**Exercise description:**
Would you repeat the listing exactly but omit every picture?

**Supplied data:**

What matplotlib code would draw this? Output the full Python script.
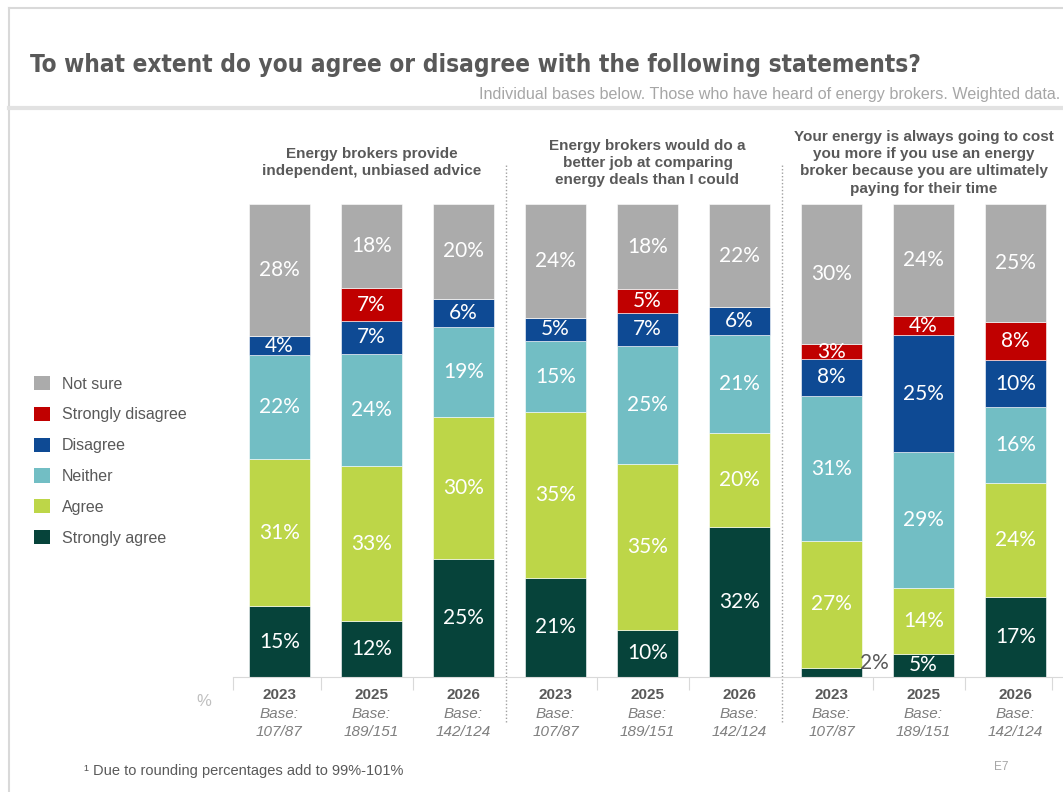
import matplotlib.pyplot as plt
import numpy as np
from matplotlib.lines import Line2D
from matplotlib.patches import Patch

W, H = 1063, 792

statements = [
    'Energy brokers provide\nindependent, unbiased advice',
    'Energy brokers would do a\nbetter job at comparing\nenergy deals than I could',
    'Your energy is always going to cost\nyou more if you use an energy\nbroker because you are ultimately\npaying for their time',
]
years = ['2023', '2025', '2026'] * 3
bases = ['107/87', '189/151', '142/124'] * 3

# stacked bottom to top
names = ['Strongly agree', 'Agree', 'Neither', 'Disagree', 'Strongly disagree', 'Not sure']
colors = ['#06433A', '#BDD648', '#72BEC4', '#0E4A94', '#C00000', '#ABABAB']

strongly_agree = [15, 12, 25, 21, 10, 32, 2, 5, 17]
agree = [31, 33, 30, 35, 35, 20, 27, 14, 24]
neither = [22, 24, 19, 15, 25, 21, 31, 29, 16]
disagree = [4, 7, 6, 5, 7, 6, 8, 25, 10]
strongly_disagree = [0, 7, 0, 0, 5, 0, 3, 4, 8]
not_sure = [28, 18, 20, 24, 18, 22, 30, 24, 25]

GREY = '#595959'
NUMFONT = 'Lato'
TXTFONT = 'Liberation Sans'


def fx(px):
    return px / W


def fy(py):
    return 1 - py / H


fig = plt.figure(figsize=(W / 100, H / 100), dpi=100)
ax = fig.add_axes([fx(233), fy(677), (W - 233) / W, 473 / H])

series = [strongly_agree, agree, neither, disagree, strongly_disagree, not_sure]
totals = np.sum(series, axis=0)
x = np.arange(len(years))
bottom = np.zeros(len(years))
handles = []
for vals, name, color in zip(series, names, colors):
    share = np.array(vals) / totals
    ax.bar(x, share, 0.66, bottom=bottom, color=color, edgecolor='white', linewidth=0.4)
    for xi, v, b, s in zip(x, vals, bottom, share):
        if v == 0:
            continue
        if v < 3:
            ax.text(xi + 0.31, b + 0.03, f'{v}%', ha='left', va='center',
                    fontsize=15, color=GREY, family=NUMFONT)
        else:
            ax.text(xi, b + s / 2, f'{v}%', ha='center', va='center',
                    fontsize=15, color='white', family=NUMFONT)
    bottom += share
    handles.append(Patch(facecolor=color, edgecolor='none', label=name))

ax.set_xlim(-0.505, 8.516)
ax.set_ylim(0, 1)
for s in ['top', 'right', 'left']:
    ax.spines[s].set_visible(False)
ax.spines['bottom'].set_color('#D9D9D9')
ax.set_yticks([])
ax.set_xticks([-0.5, 0.45, 1.45, 3.45, 4.45, 6.45, 7.45, 8.4])
ax.set_xticklabels([])
ax.tick_params(axis='x', length=9, color='#D9D9D9', direction='out')

# year / base labels under each bar
for xi, yr, base in zip(x, years, bases):
    ax.text(xi, -0.038, yr, ha='center', va='center', fontsize=11,
            fontweight='bold', color=GREY, family=TXTFONT)
    ax.text(xi, -0.078, 'Base:', ha='center', va='center', fontsize=11,
            style='italic', color='#7F7F7F', family=TXTFONT)
    ax.text(xi, -0.116, base, ha='center', va='center', fontsize=11,
            style='italic', color='#7F7F7F', family=TXTFONT)

# statement headers and dotted group separators
for i, st in enumerate(statements):
    ax.text(3 * i + 1, 1.087, st, ha='center', va='center', fontsize=11,
            fontweight='bold', color=GREY, family=TXTFONT, linespacing=1.3)
for sep in [2.46, 5.46]:
    ax.plot([sep, sep], [-0.095, 1.087], ls=(0, (1, 1.5)), lw=1,
            color='#A0A0A0', clip_on=False)

fig.legend(handles=handles[::-1], loc='upper left',
           bbox_to_anchor=(fx(26), fy(368)), frameon=False,
           handlelength=1.0, handleheight=1.0,
           handletextpad=0.75, labelspacing=0.95, borderpad=0,
           labelcolor=GREY, prop={'family': TXTFONT, 'size': 11.5})

# page frame
frame = '#D9D9D9'
fig.add_artist(Line2D([fx(9), fx(9)], [0, fy(8)], color=frame, lw=1.5))
fig.add_artist(Line2D([fx(9), 1], [fy(8), fy(8)], color=frame, lw=1.5))
fig.add_artist(Line2D([fx(9), 1], [fy(108), fy(108)], color='#E2E2E2', lw=3))

fig.text(fx(30), fy(65), 'To what extent do you agree or disagree with the following statements?',
         ha='left', va='center', fontsize=17.5, fontweight='bold', fontstretch='condensed',
         color=GREY, family='DejaVu Sans')
fig.text(fx(1060), fy(95),
         'Individual bases below. Those who have heard of energy brokers. Weighted data.',
         ha='right', va='center', fontsize=11.6, color='#A6A6A6',
         family=['Liberation Sans Narrow', 'Liberation Sans'])
fig.text(fx(196), fy(702), '%', ha='left', va='center', fontsize=12,
         color='#BFBFBF', family=TXTFONT)
fig.text(fx(84), fy(771), '\u00b9 Due to rounding percentages add to 99%-101%',
         ha='left', va='center', fontsize=10.5, color=GREY, family=TXTFONT)
fig.text(fx(994), fy(767), 'E7', ha='left', va='center', fontsize=8.5,
         color='#A6A6A6', family=TXTFONT)

fig.savefig('out.png', dpi=100)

**The answer:**
What matplotlib code would draw this? Output the full Python script.
import matplotlib.pyplot as plt
import numpy as np
from matplotlib.lines import Line2D
from matplotlib.patches import Patch

W, H = 1063, 792

statements = [
    'Energy brokers provide\nindependent, unbiased advice',
    'Energy brokers would do a\nbetter job at comparing\nenergy deals than I could',
    'Your energy is always going to cost\nyou more if you use an energy\nbroker because you are ultimately\npaying for their time',
]
years = ['2023', '2025', '2026'] * 3
bases = ['107/87', '189/151', '142/124'] * 3

# stacked bottom to top
names = ['Strongly agree', 'Agree', 'Neither', 'Disagree', 'Strongly disagree', 'Not sure']
colors = ['#06433A', '#BDD648', '#72BEC4', '#0E4A94', '#C00000', '#ABABAB']

strongly_agree = [15, 12, 25, 21, 10, 32, 2, 5, 17]
agree = [31, 33, 30, 35, 35, 20, 27, 14, 24]
neither = [22, 24, 19, 15, 25, 21, 31, 29, 16]
disagree = [4, 7, 6, 5, 7, 6, 8, 25, 10]
strongly_disagree = [0, 7, 0, 0, 5, 0, 3, 4, 8]
not_sure = [28, 18, 20, 24, 18, 22, 30, 24, 25]

GREY = '#595959'
NUMFONT = 'Lato'
TXTFONT = 'Liberation Sans'


def fx(px):
    return px / W


def fy(py):
    return 1 - py / H


fig = plt.figure(figsize=(W / 100, H / 100), dpi=100)
ax = fig.add_axes([fx(233), fy(677), (W - 233) / W, 473 / H])

series = [strongly_agree, agree, neither, disagree, strongly_disagree, not_sure]
totals = np.sum(series, axis=0)
x = np.arange(len(years))
bottom = np.zeros(len(years))
handles = []
for vals, name, color in zip(series, names, colors):
    share = np.array(vals) / totals
    ax.bar(x, share, 0.66, bottom=bottom, color=color, edgecolor='white', linewidth=0.4)
    for xi, v, b, s in zip(x, vals, bottom, share):
        if v == 0:
            continue
        if v < 3:
            ax.text(xi + 0.31, b + 0.03, f'{v}%', ha='left', va='center',
                    fontsize=15, color=GREY, family=NUMFONT)
        else:
            ax.text(xi, b + s / 2, f'{v}%', ha='center', va='center',
                    fontsize=15, color='white', family=NUMFONT)
    bottom += share
    handles.append(Patch(facecolor=color, edgecolor='none', label=name))

ax.set_xlim(-0.505, 8.516)
ax.set_ylim(0, 1)
for s in ['top', 'right', 'left']:
    ax.spines[s].set_visible(False)
ax.spines['bottom'].set_color('#D9D9D9')
ax.set_yticks([])
ax.set_xticks([-0.5, 0.45, 1.45, 3.45, 4.45, 6.45, 7.45, 8.4])
ax.set_xticklabels([])
ax.tick_params(axis='x', length=9, color='#D9D9D9', direction='out')

# year / base labels under each bar
for xi, yr, base in zip(x, years, bases):
    ax.text(xi, -0.038, yr, ha='center', va='center', fontsize=11,
            fontweight='bold', color=GREY, family=TXTFONT)
    ax.text(xi, -0.078, 'Base:', ha='center', va='center', fontsize=11,
            style='italic', color='#7F7F7F', family=TXTFONT)
    ax.text(xi, -0.116, base, ha='center', va='center', fontsize=11,
            style='italic', color='#7F7F7F', family=TXTFONT)

# statement headers and dotted group separators
for i, st in enumerate(statements):
    ax.text(3 * i + 1, 1.087, st, ha='center', va='center', fontsize=11,
            fontweight='bold', color=GREY, family=TXTFONT, linespacing=1.3)
for sep in [2.46, 5.46]:
    ax.plot([sep, sep], [-0.095, 1.087], ls=(0, (1, 1.5)), lw=1,
            color='#A0A0A0', clip_on=False)

fig.legend(handles=handles[::-1], loc='upper left',
           bbox_to_anchor=(fx(26), fy(368)), frameon=False,
           handlelength=1.0, handleheight=1.0,
           handletextpad=0.75, labelspacing=0.95, borderpad=0,
           labelcolor=GREY, prop={'family': TXTFONT, 'size': 11.5})

# page frame
frame = '#D9D9D9'
fig.add_artist(Line2D([fx(9), fx(9)], [0, fy(8)], color=frame, lw=1.5))
fig.add_artist(Line2D([fx(9), 1], [fy(8), fy(8)], color=frame, lw=1.5))
fig.add_artist(Line2D([fx(9), 1], [fy(108), fy(108)], color='#E2E2E2', lw=3))

fig.text(fx(30), fy(65), 'To what extent do you agree or disagree with the following statements?',
         ha='left', va='center', fontsize=17.5, fontweight='bold', fontstretch='condensed',
         color=GREY, family='DejaVu Sans')
fig.text(fx(1060), fy(95),
         'Individual bases below. Those who have heard of energy brokers. Weighted data.',
         ha='right', va='center', fontsize=11.6, color='#A6A6A6',
         family=['Liberation Sans Narrow', 'Liberation Sans'])
fig.text(fx(196), fy(702), '%', ha='left', va='center', fontsize=12,
         color='#BFBFBF', family=TXTFONT)
fig.text(fx(84), fy(771), '\u00b9 Due to rounding percentages add to 99%-101%',
         ha='left', va='center', fontsize=10.5, color=GREY, family=TXTFONT)
fig.text(fx(994), fy(767), 'E7', ha='left', va='center', fontsize=8.5,
         color='#A6A6A6', family=TXTFONT)

fig.savefig('out.png', dpi=100)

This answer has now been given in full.